TO DO: Please print the lines between the one with "Rebuild this chart" and the one with "[voltijders, groteDeeltijders, kleindeDeeltijders];", both ends included, exactly as written, with no pictures.

EXTRACTED ENTRIES:
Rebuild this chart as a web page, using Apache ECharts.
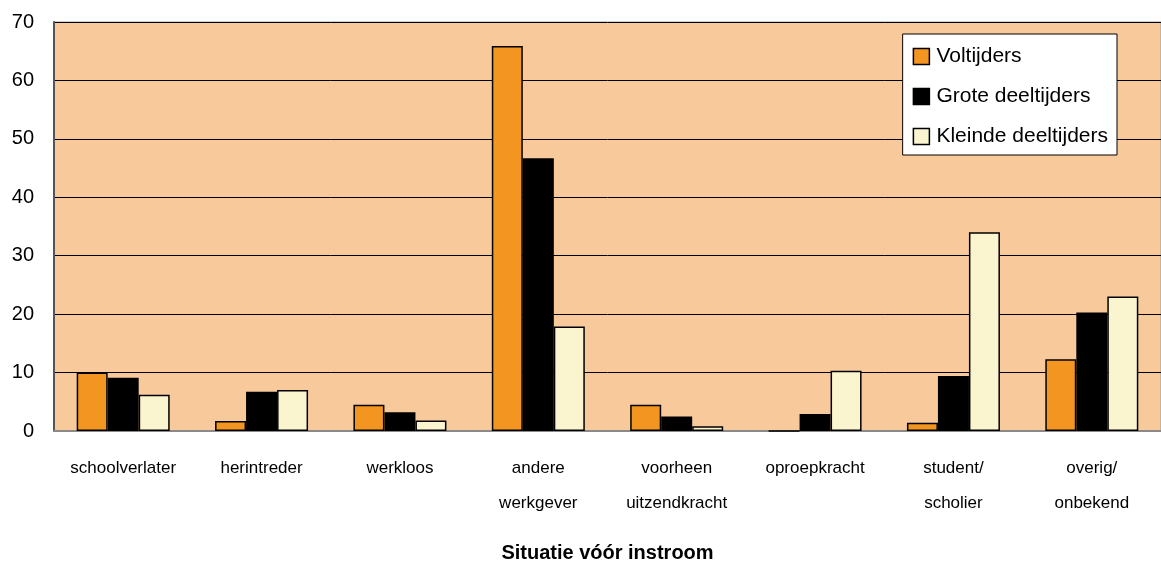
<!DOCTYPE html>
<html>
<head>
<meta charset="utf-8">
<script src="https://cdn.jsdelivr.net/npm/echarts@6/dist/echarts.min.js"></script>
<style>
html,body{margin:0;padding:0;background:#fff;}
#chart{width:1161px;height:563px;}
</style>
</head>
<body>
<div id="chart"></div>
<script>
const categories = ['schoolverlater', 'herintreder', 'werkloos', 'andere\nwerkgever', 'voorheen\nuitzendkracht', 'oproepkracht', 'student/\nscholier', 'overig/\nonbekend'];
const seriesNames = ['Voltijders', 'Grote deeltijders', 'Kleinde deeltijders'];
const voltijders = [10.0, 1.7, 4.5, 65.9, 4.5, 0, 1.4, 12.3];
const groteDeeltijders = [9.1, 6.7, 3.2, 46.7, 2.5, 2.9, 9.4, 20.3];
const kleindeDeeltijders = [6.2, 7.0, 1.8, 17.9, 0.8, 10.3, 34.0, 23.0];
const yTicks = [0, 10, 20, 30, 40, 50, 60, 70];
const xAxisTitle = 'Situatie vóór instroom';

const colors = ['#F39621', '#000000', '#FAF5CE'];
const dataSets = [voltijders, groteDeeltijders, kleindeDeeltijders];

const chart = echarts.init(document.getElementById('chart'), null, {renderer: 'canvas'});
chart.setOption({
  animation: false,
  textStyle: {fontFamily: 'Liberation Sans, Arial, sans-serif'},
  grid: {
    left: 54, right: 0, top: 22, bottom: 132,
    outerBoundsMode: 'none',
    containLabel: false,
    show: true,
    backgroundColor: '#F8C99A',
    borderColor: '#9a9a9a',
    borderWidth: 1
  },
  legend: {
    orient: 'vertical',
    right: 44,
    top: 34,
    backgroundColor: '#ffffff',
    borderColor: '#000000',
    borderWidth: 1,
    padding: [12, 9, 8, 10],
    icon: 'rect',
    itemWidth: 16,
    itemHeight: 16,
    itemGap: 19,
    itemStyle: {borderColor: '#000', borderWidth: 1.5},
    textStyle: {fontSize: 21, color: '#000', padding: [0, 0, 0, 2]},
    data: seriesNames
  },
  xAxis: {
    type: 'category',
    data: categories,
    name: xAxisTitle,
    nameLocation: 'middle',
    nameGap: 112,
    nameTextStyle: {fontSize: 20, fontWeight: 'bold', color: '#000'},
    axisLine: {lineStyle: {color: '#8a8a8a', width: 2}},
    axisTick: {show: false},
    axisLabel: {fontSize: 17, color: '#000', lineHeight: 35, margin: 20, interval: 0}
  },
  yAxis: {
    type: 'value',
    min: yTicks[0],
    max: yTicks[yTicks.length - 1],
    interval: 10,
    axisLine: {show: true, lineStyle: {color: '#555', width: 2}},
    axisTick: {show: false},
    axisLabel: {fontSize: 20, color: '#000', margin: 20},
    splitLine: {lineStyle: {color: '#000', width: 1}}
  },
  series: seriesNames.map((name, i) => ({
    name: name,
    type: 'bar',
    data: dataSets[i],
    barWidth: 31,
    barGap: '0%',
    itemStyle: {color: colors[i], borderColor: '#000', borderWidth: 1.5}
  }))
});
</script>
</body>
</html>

...

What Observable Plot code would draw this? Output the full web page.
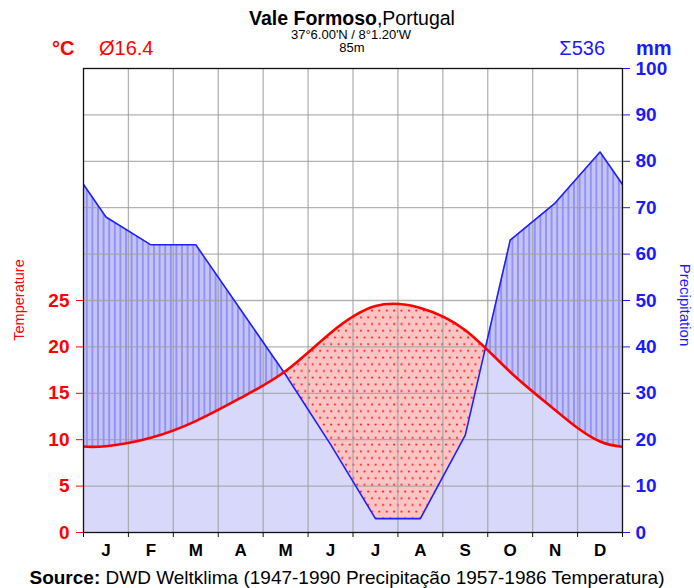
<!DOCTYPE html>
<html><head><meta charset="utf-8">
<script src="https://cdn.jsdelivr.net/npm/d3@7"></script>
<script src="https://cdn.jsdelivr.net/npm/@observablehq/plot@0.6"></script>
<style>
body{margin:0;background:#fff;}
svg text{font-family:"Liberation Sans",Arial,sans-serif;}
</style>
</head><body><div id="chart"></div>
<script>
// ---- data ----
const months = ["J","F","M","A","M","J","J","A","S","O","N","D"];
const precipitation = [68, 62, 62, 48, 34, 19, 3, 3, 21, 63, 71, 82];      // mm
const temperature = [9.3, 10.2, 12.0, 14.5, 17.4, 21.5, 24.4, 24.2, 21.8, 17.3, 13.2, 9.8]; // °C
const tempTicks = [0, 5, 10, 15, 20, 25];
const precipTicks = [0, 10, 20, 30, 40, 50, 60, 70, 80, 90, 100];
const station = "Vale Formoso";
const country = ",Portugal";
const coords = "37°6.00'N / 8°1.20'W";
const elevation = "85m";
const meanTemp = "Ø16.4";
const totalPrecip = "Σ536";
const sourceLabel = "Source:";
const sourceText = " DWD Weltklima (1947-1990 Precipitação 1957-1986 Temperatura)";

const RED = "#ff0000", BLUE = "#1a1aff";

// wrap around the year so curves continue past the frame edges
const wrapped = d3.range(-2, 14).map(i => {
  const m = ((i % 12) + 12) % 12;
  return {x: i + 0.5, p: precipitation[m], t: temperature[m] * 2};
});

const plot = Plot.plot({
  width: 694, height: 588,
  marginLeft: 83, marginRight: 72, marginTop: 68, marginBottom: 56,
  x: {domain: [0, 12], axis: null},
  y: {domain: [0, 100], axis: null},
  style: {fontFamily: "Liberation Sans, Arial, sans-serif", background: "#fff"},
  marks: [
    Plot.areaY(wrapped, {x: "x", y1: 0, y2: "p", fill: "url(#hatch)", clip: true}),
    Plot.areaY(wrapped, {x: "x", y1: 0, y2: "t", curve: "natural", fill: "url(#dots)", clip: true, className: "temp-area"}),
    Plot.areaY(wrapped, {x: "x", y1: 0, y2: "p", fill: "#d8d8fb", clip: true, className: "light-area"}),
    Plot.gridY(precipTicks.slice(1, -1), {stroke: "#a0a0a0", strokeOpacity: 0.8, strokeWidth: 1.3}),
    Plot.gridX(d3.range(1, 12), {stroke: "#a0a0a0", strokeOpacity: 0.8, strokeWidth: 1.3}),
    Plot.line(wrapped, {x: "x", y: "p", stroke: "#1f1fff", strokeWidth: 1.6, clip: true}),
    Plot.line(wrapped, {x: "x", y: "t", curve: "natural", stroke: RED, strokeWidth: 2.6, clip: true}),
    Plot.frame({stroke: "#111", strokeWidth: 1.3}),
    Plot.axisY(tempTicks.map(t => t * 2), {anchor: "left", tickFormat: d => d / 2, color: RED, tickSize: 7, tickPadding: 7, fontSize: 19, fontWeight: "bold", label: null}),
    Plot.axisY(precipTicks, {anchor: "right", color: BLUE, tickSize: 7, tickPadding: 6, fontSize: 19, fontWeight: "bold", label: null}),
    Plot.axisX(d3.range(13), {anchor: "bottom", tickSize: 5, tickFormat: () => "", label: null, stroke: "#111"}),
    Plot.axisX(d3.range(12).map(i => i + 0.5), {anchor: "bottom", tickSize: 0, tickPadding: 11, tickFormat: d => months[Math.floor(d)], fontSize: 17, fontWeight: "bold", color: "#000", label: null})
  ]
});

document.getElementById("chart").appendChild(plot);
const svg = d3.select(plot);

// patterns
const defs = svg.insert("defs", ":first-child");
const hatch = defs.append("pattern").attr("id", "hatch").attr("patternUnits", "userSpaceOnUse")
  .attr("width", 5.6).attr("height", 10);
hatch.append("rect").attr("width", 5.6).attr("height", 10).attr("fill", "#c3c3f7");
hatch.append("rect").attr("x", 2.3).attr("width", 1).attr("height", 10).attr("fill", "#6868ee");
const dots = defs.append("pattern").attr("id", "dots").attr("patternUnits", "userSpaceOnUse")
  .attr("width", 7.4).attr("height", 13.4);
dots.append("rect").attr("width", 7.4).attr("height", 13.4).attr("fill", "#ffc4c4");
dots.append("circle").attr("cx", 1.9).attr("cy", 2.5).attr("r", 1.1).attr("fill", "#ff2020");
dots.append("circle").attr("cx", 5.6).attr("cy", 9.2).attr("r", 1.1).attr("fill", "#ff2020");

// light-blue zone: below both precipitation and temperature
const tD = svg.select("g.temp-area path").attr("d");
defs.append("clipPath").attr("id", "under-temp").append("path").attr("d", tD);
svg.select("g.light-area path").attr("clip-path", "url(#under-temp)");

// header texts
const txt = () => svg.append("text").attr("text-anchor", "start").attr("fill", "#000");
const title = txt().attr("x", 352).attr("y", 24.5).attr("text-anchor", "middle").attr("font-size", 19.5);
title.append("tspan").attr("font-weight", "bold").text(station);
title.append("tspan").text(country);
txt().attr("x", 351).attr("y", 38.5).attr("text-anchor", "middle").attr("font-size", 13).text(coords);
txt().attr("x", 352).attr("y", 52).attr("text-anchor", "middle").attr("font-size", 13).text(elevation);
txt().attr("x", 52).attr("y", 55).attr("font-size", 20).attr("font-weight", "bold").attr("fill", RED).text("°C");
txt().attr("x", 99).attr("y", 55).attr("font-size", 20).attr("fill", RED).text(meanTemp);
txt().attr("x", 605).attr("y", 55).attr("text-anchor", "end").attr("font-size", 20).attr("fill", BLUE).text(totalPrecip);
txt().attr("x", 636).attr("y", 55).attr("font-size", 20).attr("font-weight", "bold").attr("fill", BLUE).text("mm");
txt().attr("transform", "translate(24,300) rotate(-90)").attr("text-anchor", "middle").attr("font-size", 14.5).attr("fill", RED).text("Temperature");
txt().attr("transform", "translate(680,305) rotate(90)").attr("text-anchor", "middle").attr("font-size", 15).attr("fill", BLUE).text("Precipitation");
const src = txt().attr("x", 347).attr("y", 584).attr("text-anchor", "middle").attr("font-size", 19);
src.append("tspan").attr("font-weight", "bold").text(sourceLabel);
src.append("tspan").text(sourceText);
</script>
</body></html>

FULL RESPONSE:
Rebuild this chart as a web page, using Apache ECharts.
<!DOCTYPE html>
<html>
<head>
<meta charset="utf-8">
<script src="https://cdn.jsdelivr.net/npm/echarts@6/dist/echarts.min.js"></script>
<style>
html,body{margin:0;padding:0;background:#fff;}
#chart{width:1161px;height:563px;}
</style>
</head>
<body>
<div id="chart"></div>
<script>
const categories = ['schoolverlater', 'herintreder', 'werkloos', 'andere\nwerkgever', 'voorheen\nuitzendkracht', 'oproepkracht', 'student/\nscholier', 'overig/\nonbekend'];
const seriesNames = ['Voltijders', 'Grote deeltijders', 'Kleinde deeltijders'];
const voltijders = [10.0, 1.7, 4.5, 65.9, 4.5, 0, 1.4, 12.3];
const groteDeeltijders = [9.1, 6.7, 3.2, 46.7, 2.5, 2.9, 9.4, 20.3];
const kleindeDeeltijders = [6.2, 7.0, 1.8, 17.9, 0.8, 10.3, 34.0, 23.0];
const yTicks = [0, 10, 20, 30, 40, 50, 60, 70];
const xAxisTitle = 'Situatie vóór instroom';

const colors = ['#F39621', '#000000', '#FAF5CE'];
const dataSets = [voltijders, groteDeeltijders, kleindeDeeltijders];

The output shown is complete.